Sword of the Samurai
- Cover of the original Puffin Books edition
- Authors: Mark Smith Jamie Thomson
- Illustrator: Alan Langford
- Cover artist: Peter Andrew Jones
- Series: Fighting Fantasy Puffin number: 20; Wizard number: 25;
- Genre: Fantasy
- Published: 1986
- Media type: Print (Paperback)
- ISBN: 0-14-032087-3 (Puffin) ISBN 1-84046-732-0 (Wizard)

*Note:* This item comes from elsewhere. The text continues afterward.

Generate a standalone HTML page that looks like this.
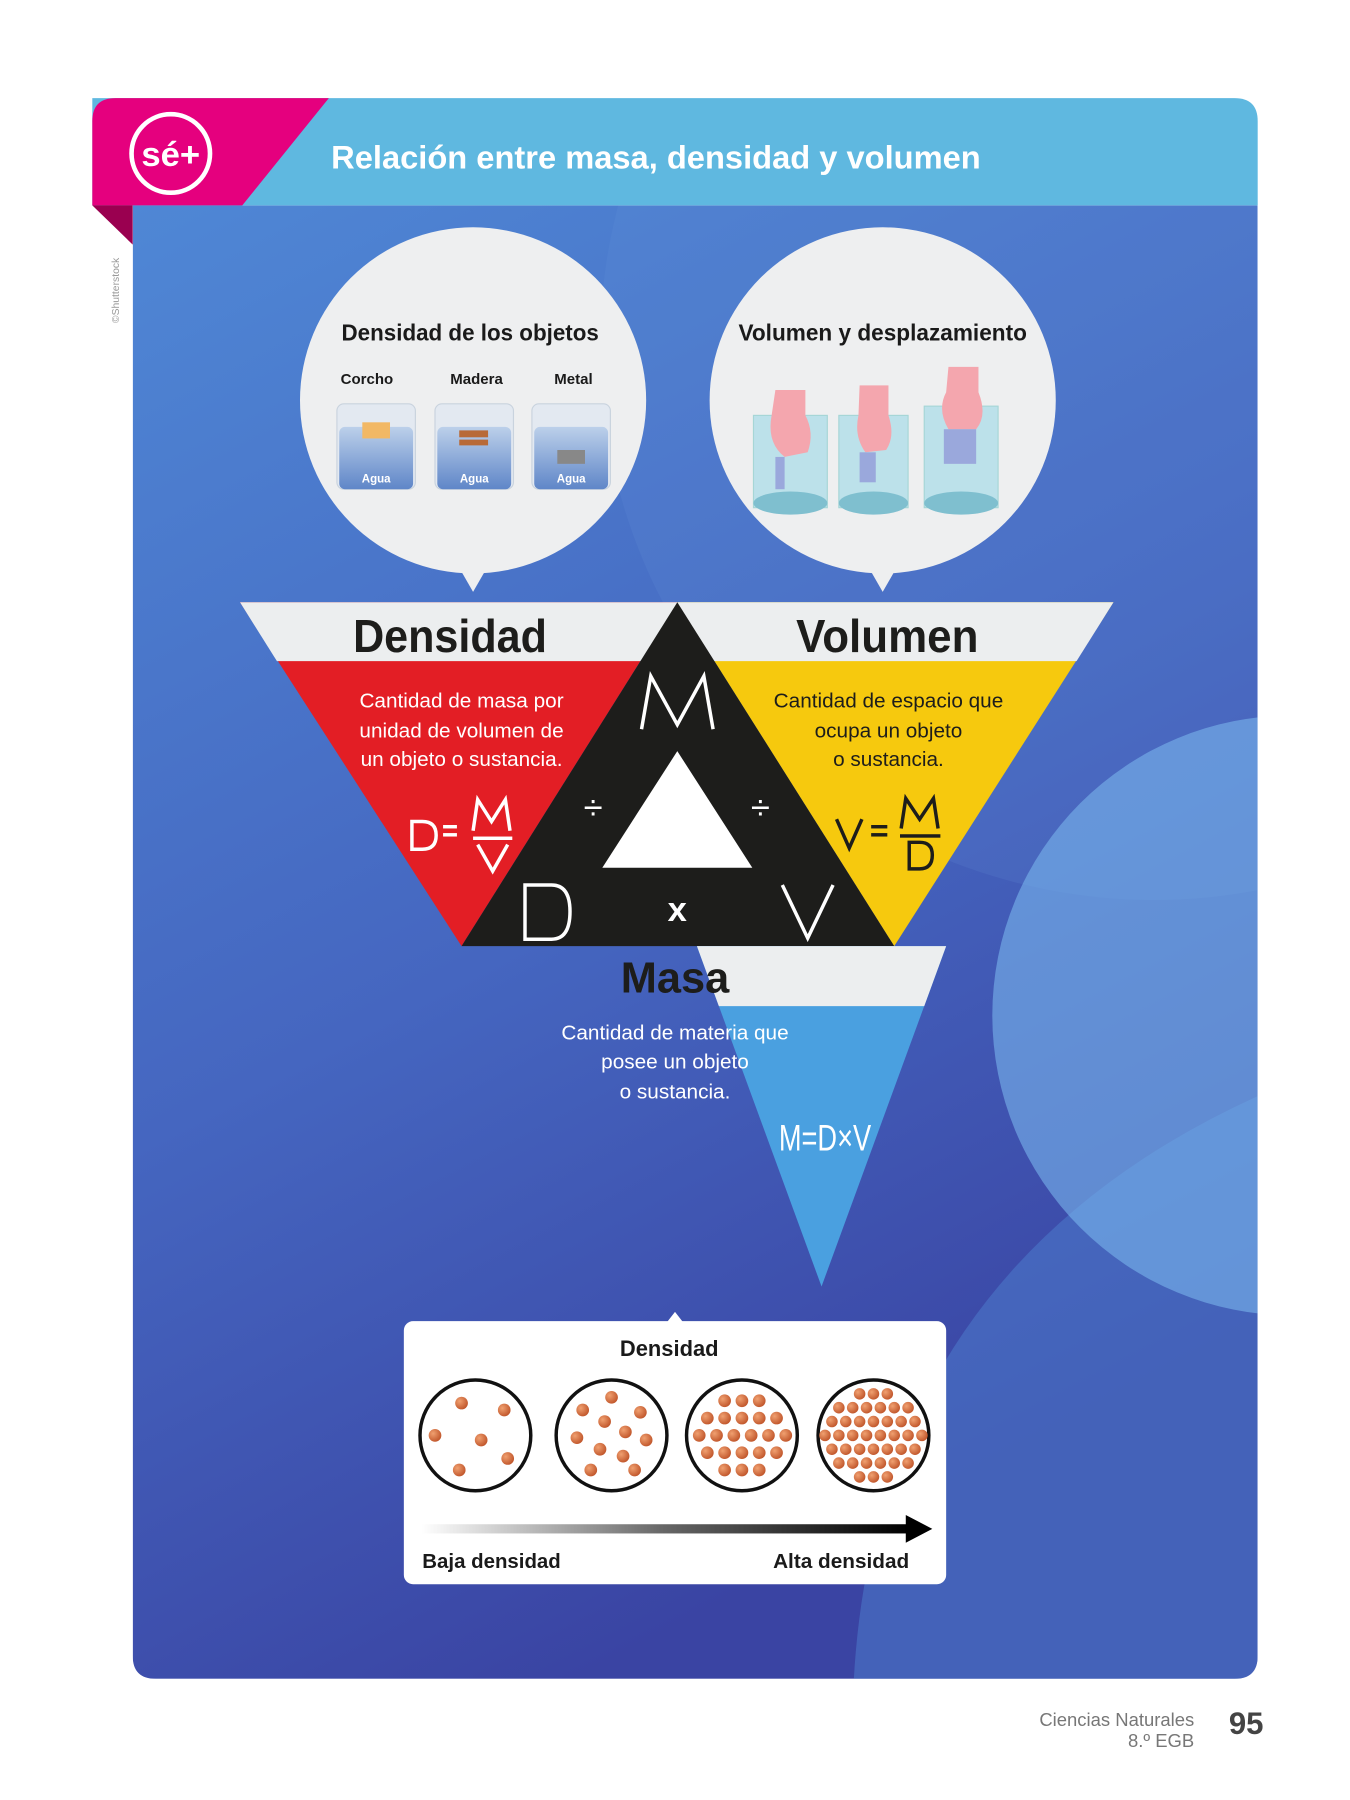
<!DOCTYPE html>
<html><head><meta charset="utf-8"><style>
html,body{margin:0;padding:0;background:#fff}
svg{display:block}
text{font-family:"Liberation Sans",sans-serif}
</style></head><body>
<svg width="1350" height="1800" viewBox="0 0 1170 1560" xmlns="http://www.w3.org/2000/svg">
<defs>
<linearGradient id="bg" x1="0" y1="0" x2="0.4" y2="1">
<stop offset="0" stop-color="#4f87d5"/><stop offset="0.55" stop-color="#4566c0"/><stop offset="1" stop-color="#3a44a3"/>
</linearGradient>
<clipPath id="pc"><path d="M115 178 H1090 V1435 Q1090 1455 1070 1455 H135 Q115 1455 115 1435 Z"/></clipPath>
<linearGradient id="arr" x1="0" x2="1"><stop offset="0" stop-color="#fff"/><stop offset="0.5" stop-color="#666"/><stop offset="1" stop-color="#000"/></linearGradient>
<radialGradient id="dot" cx="0.35" cy="0.35" r="0.7"><stop offset="0" stop-color="#f0a070"/><stop offset="1" stop-color="#c0552a"/></radialGradient>
<linearGradient id="wat" x1="0" y1="0" x2="0" y2="1"><stop offset="0" stop-color="#bcd0ea"/><stop offset="1" stop-color="#5f86c8"/></linearGradient>
</defs>
<rect width="1170" height="1560" fill="#fff"/>
<g clip-path="url(#pc)">
<rect x="115" y="178" width="975" height="1277" fill="url(#bg)"/>
<circle cx="1000" cy="300" r="480" fill="#6a9ae0" opacity="0.15"/>
<path d="M740 1455 Q760 1100 1090 950 V1455 Z" fill="#4d7fd0" opacity="0.5"/>
<circle cx="1120" cy="880" r="260" fill="#7ab6ec" opacity="0.6"/>
</g>
<!-- header -->
<path d="M80 85 H1070 Q1090 85 1090 105 V178 H80 Z" fill="#5fb8e0"/>
<path d="M100 85 H285 L210 178 H80 V105 Q80 85 100 85 Z" fill="#e5007e"/>
<path d="M80 178 H115 V212 Z" fill="#9a0050"/>
<circle cx="148" cy="133" r="34" fill="none" stroke="#fff" stroke-width="4"/>
<text x="148" y="144" font-size="30" font-weight="bold" fill="#fff" text-anchor="middle">sé+</text>
<text x="287" y="146" font-size="28" font-weight="bold" fill="#fff" textLength="563" lengthAdjust="spacingAndGlyphs">Relación entre masa, densidad y volumen</text>
<text transform="translate(103,280) rotate(-90)" font-size="9" fill="#999">©Shutterstock</text>
<!-- circles -->
<circle cx="410" cy="347" r="150" fill="#eeeff0"/>
<path d="M398 492 L410 513 L422 492 Z" fill="#eeeff0"/>
<circle cx="765" cy="347" r="150" fill="#eeeff0"/>
<path d="M753 492 L765 513 L777 492 Z" fill="#eeeff0"/>
<text x="296" y="295" font-size="20" font-weight="bold" fill="#1a1a1a" textLength="223" lengthAdjust="spacingAndGlyphs">Densidad de los objetos</text>
<text x="640" y="295" font-size="20" font-weight="bold" fill="#1a1a1a" textLength="250" lengthAdjust="spacingAndGlyphs">Volumen y desplazamiento</text>
<g font-size="13" font-weight="bold" fill="#1a1a1a" text-anchor="middle">
<text x="318" y="333">Corcho</text><text x="413" y="333">Madera</text><text x="497" y="333">Metal</text></g>
<g>
<g transform="translate(326,0)"><rect x="-34" y="350" width="68" height="74" rx="6" fill="#e3e9f1" stroke="#c9d3de"/><rect x="-32" y="370" width="64" height="54" rx="5" fill="url(#wat)"/><text x="0" y="418" font-size="10" fill="#fff" text-anchor="middle" font-weight="bold">Agua</text></g>
<g transform="translate(411,0)"><rect x="-34" y="350" width="68" height="74" rx="6" fill="#e3e9f1" stroke="#c9d3de"/><rect x="-32" y="370" width="64" height="54" rx="5" fill="url(#wat)"/><text x="0" y="418" font-size="10" fill="#fff" text-anchor="middle" font-weight="bold">Agua</text></g>
<g transform="translate(495,0)"><rect x="-34" y="350" width="68" height="74" rx="6" fill="#e3e9f1" stroke="#c9d3de"/><rect x="-32" y="370" width="64" height="54" rx="5" fill="url(#wat)"/><text x="0" y="418" font-size="10" fill="#fff" text-anchor="middle" font-weight="bold">Agua</text></g>
<rect x="314" y="366" width="24" height="14" fill="#f2b865"/>
<rect x="398" y="373" width="25" height="6" fill="#b86a38"/><rect x="398" y="381" width="25" height="5" fill="#b86a38"/>
<rect x="483" y="390" width="24" height="12" fill="#888"/>
</g>
<g>
<g transform="translate(685,0)"><rect x="-32" y="360" width="64" height="80" fill="#a8dce8" opacity="0.7" stroke="#8cc"/><ellipse cx="0" cy="436" rx="32" ry="10" fill="#7fbfcf"/></g>
<g transform="translate(757,0)"><rect x="-30" y="360" width="60" height="80" fill="#a8dce8" opacity="0.7" stroke="#8cc"/><ellipse cx="0" cy="436" rx="30" ry="10" fill="#7fbfcf"/></g>
<g transform="translate(833,0)"><rect x="-32" y="352" width="64" height="88" fill="#a8dce8" opacity="0.7" stroke="#8cc"/><ellipse cx="0" cy="436" rx="32" ry="10" fill="#7fbfcf"/></g>
<path d="M672 338 H698 V360 Q706 375 700 392 L680 396 Q666 385 668 365 Z" fill="#f4a6ae"/>
<path d="M745 334 H770 V360 Q776 378 768 390 L750 392 Q740 378 744 360 Z" fill="#f4a6ae"/>
<path d="M822 318 H848 V340 Q856 360 846 372 L822 372 Q812 355 820 340 Z" fill="#f4a6ae"/>
<rect x="672" y="396" width="8" height="28" fill="#9aa8dc"/>
<rect x="745" y="392" width="14" height="26" fill="#9aa8dc"/>
<rect x="818" y="372" width="28" height="30" fill="#9aa8dc"/>
</g>
<!-- triangles -->
<path d="M208 522 H587 L400 820 Z" fill="#e31e25"/>
<path d="M587 522 H965 L775 820 Z" fill="#f6c90e"/>
<path d="M208 522 H965 L933 573 H240 Z" fill="#eceeef"/>
<path d="M587 522 L775 820 H400 Z" fill="#1d1d1b"/>
<path d="M587 651 L652 752 H522 Z" fill="#fff"/>
<path d="M604 820 H820 L712 1115 Z" fill="#4aa0e0"/>
<path d="M604 820 H820 L801 872 H623 Z" fill="#eceeef"/>
<text x="306" y="565" font-size="40" font-weight="bold" fill="#1d1d1b" textLength="168" lengthAdjust="spacingAndGlyphs">Densidad</text>
<text x="690" y="565" font-size="40" font-weight="bold" fill="#1d1d1b" textLength="158" lengthAdjust="spacingAndGlyphs">Volumen</text>
<text x="538" y="860" font-size="38" font-weight="bold" fill="#1d1d1b" textLength="94" lengthAdjust="spacingAndGlyphs">Masa</text>
<g font-size="18" fill="#fff" text-anchor="middle">
<text x="400" y="613">Cantidad de masa por</text><text x="400" y="639">unidad de volumen de</text><text x="400" y="664">un objeto o sustancia.</text>
<text x="585" y="901">Cantidad de materia que</text><text x="585" y="926">posee un objeto</text><text x="585" y="952">o sustancia.</text>
</g>
<g font-size="18" fill="#1d1d1b" text-anchor="middle">
<text x="770" y="613">Cantidad de espacio que</text><text x="770" y="639">ocupa un objeto</text><text x="770" y="664">o sustancia.</text>
</g>
<g fill="none" stroke="#fff" stroke-width="3">
<path d="M556 632 L564 586 L587 628 L610 586 L618 632"/>
<path d="M455 767 V814 H478 Q494 814 494 790 Q494 767 478 767 Z"/>
<path d="M678 767 L700 813 L722 767"/>
<path d="M357 712 V736 H366 Q378 736 378 724 Q378 712 366 712 Z"/>
<path d="M410 720 L414 693 L426 712 L438 693 L442 720"/>
<path d="M414 732 L427 755 L440 732"/>
<path d="M725 710 L736 735 L747 710" stroke="#1d1d1b"/>
<path d="M781 718 L785 692 L797 710 L809 692 L813 718" stroke="#1d1d1b"/>
<path d="M788 730 V753 H797 Q808 753 808 741 Q808 730 797 730 Z" stroke="#1d1d1b"/>
</g>
<g fill="#fff"><rect x="384" y="715" width="12" height="3"/><rect x="384" y="722" width="12" height="3"/><rect x="410" y="725" width="34" height="3"/></g>
<g fill="#1d1d1b"><rect x="755" y="715" width="14" height="3"/><rect x="755" y="722" width="14" height="3"/><rect x="780" y="723" width="35" height="3"/></g>
<text x="514" y="710" font-size="30" fill="#fff" text-anchor="middle">÷</text>
<text x="659" y="710" font-size="30" fill="#fff" text-anchor="middle">÷</text>
<text x="587" y="798" font-size="30" font-weight="bold" fill="#fff" text-anchor="middle">x</text>
<text x="715" y="997" font-size="32" fill="#fff" text-anchor="middle" textLength="80" lengthAdjust="spacingAndGlyphs">M=D×V</text>
<!-- bottom box -->
<path d="M578 1146 L585 1137 L592 1146 Z" fill="#fff"/>
<rect x="350" y="1145" width="470" height="228" rx="8" fill="#fff"/>
<text x="580" y="1175" font-size="19" font-weight="bold" fill="#1a1a1a" text-anchor="middle">Densidad</text>
<g fill="#fff" stroke="#111" stroke-width="3">
<circle cx="412" cy="1244" r="48"/><circle cx="530" cy="1244" r="48"/><circle cx="643" cy="1244" r="48"/><circle cx="757" cy="1244" r="48"/></g>
<g fill="url(#dot)">
<g transform="translate(412,1244)"><circle cx="-12" cy="-28" r="5.5"/><circle cx="25" cy="-22" r="5.5"/><circle cx="-35" cy="0" r="5.5"/><circle cx="5" cy="4" r="5.5"/><circle cx="-14" cy="30" r="5.5"/><circle cx="28" cy="20" r="5.5"/></g>
<g transform="translate(530,1244)"><circle cx="0" cy="-33" r="5.5"/><circle cx="25" cy="-20" r="5.5"/><circle cx="-25" cy="-22" r="5.5"/><circle cx="-6" cy="-12" r="5.5"/><circle cx="12" cy="-3" r="5.5"/><circle cx="-30" cy="2" r="5.5"/><circle cx="30" cy="4" r="5.5"/><circle cx="-10" cy="12" r="5.5"/><circle cx="10" cy="18" r="5.5"/><circle cx="-18" cy="30" r="5.5"/><circle cx="20" cy="30" r="5.5"/></g>
<g transform="translate(643,1244)"><circle cx="-15" cy="-30" r="5.5"/><circle cx="0" cy="-30" r="5.5"/><circle cx="15" cy="-30" r="5.5"/><circle cx="-30" cy="-15" r="5.5"/><circle cx="-15" cy="-15" r="5.5"/><circle cx="0" cy="-15" r="5.5"/><circle cx="15" cy="-15" r="5.5"/><circle cx="30" cy="-15" r="5.5"/><circle cx="-37" cy="0" r="5.5"/><circle cx="-22" cy="0" r="5.5"/><circle cx="-7" cy="0" r="5.5"/><circle cx="8" cy="0" r="5.5"/><circle cx="23" cy="0" r="5.5"/><circle cx="38" cy="0" r="5.5"/><circle cx="-30" cy="15" r="5.5"/><circle cx="-15" cy="15" r="5.5"/><circle cx="0" cy="15" r="5.5"/><circle cx="15" cy="15" r="5.5"/><circle cx="30" cy="15" r="5.5"/><circle cx="-15" cy="30" r="5.5"/><circle cx="0" cy="30" r="5.5"/><circle cx="15" cy="30" r="5.5"/></g>
<g transform="translate(757,1244)"><circle cx="-12" cy="-36" r="5"/><circle cx="0" cy="-36" r="5"/><circle cx="12" cy="-36" r="5"/><circle cx="-30" cy="-24" r="5"/><circle cx="-18" cy="-24" r="5"/><circle cx="-6" cy="-24" r="5"/><circle cx="6" cy="-24" r="5"/><circle cx="18" cy="-24" r="5"/><circle cx="30" cy="-24" r="5"/><circle cx="-36" cy="-12" r="5"/><circle cx="-24" cy="-12" r="5"/><circle cx="-12" cy="-12" r="5"/><circle cx="0" cy="-12" r="5"/><circle cx="12" cy="-12" r="5"/><circle cx="24" cy="-12" r="5"/><circle cx="36" cy="-12" r="5"/><circle cx="-42" cy="0" r="5"/><circle cx="-30" cy="0" r="5"/><circle cx="-18" cy="0" r="5"/><circle cx="-6" cy="0" r="5"/><circle cx="6" cy="0" r="5"/><circle cx="18" cy="0" r="5"/><circle cx="30" cy="0" r="5"/><circle cx="42" cy="0" r="5"/><circle cx="-36" cy="12" r="5"/><circle cx="-24" cy="12" r="5"/><circle cx="-12" cy="12" r="5"/><circle cx="0" cy="12" r="5"/><circle cx="12" cy="12" r="5"/><circle cx="24" cy="12" r="5"/><circle cx="36" cy="12" r="5"/><circle cx="-30" cy="24" r="5"/><circle cx="-18" cy="24" r="5"/><circle cx="-6" cy="24" r="5"/><circle cx="6" cy="24" r="5"/><circle cx="18" cy="24" r="5"/><circle cx="30" cy="24" r="5"/><circle cx="-12" cy="36" r="5"/><circle cx="0" cy="36" r="5"/><circle cx="12" cy="36" r="5"/></g>
</g>
<rect x="365" y="1321" width="422" height="8" fill="url(#arr)"/>
<path d="M785 1313 L808 1325 L785 1337 Z" fill="#000"/>
<text x="366" y="1359" font-size="18" font-weight="bold" fill="#1a1a1a" textLength="120" lengthAdjust="spacingAndGlyphs">Baja densidad</text>
<text x="670" y="1359" font-size="18" font-weight="bold" fill="#1a1a1a" textLength="118" lengthAdjust="spacingAndGlyphs">Alta densidad</text>
<!-- footer -->
<text x="1035" y="1496" font-size="16" fill="#777" text-anchor="end">Ciencias Naturales</text>
<text x="1035" y="1514" font-size="16" fill="#777" text-anchor="end">8.º EGB</text>
<text x="1080" y="1503" font-size="27" font-weight="bold" fill="#444" text-anchor="middle">95</text>
</svg>
</body></html>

= Sword of the Samurai (gamebook) =

1986 gamebook by Mark Smith and Jamie Thomson

Sword of the Samurai is a single-player roleplaying gamebook written by Mark Smith and Jamie Thomson, illustrated by Alan Langford and originally published in 1986 by Puffin Books. It was later republished by Wizard Books in 2006. It forms part of Steve Jackson and Ian Livingstone's Fighting Fantasy series. It is the 20th in the series in the original Puffin series and 25th in the modern Wizard series.

==Rules==

As with titles such as House of Hell and Appointment with F.E.A.R., Sword of the Samurai utilizes an additional game mechanic – in this instance "Honour Points", which are awarded to the player for aiding those in need and defeating foes. If the player's Honour score is reduced to zero, then they as the player automatically commit suicide (known as seppuku in medieval Japan). Gameplay includes another feature: as with Appointment with F.E.A.R., the player may choose which attributes (in this instance Skills) they wish to utilize, which in turn affects the outcome.

==Story==
Set in the fictional continent Khul on the Fighting Fantasy world Titan, the game is a campaign: the player must travel to the Pit of Demons, helping others, defeating foes and acquiring allies, and then battle through the Pit for a final confrontation for the Dai-Katana.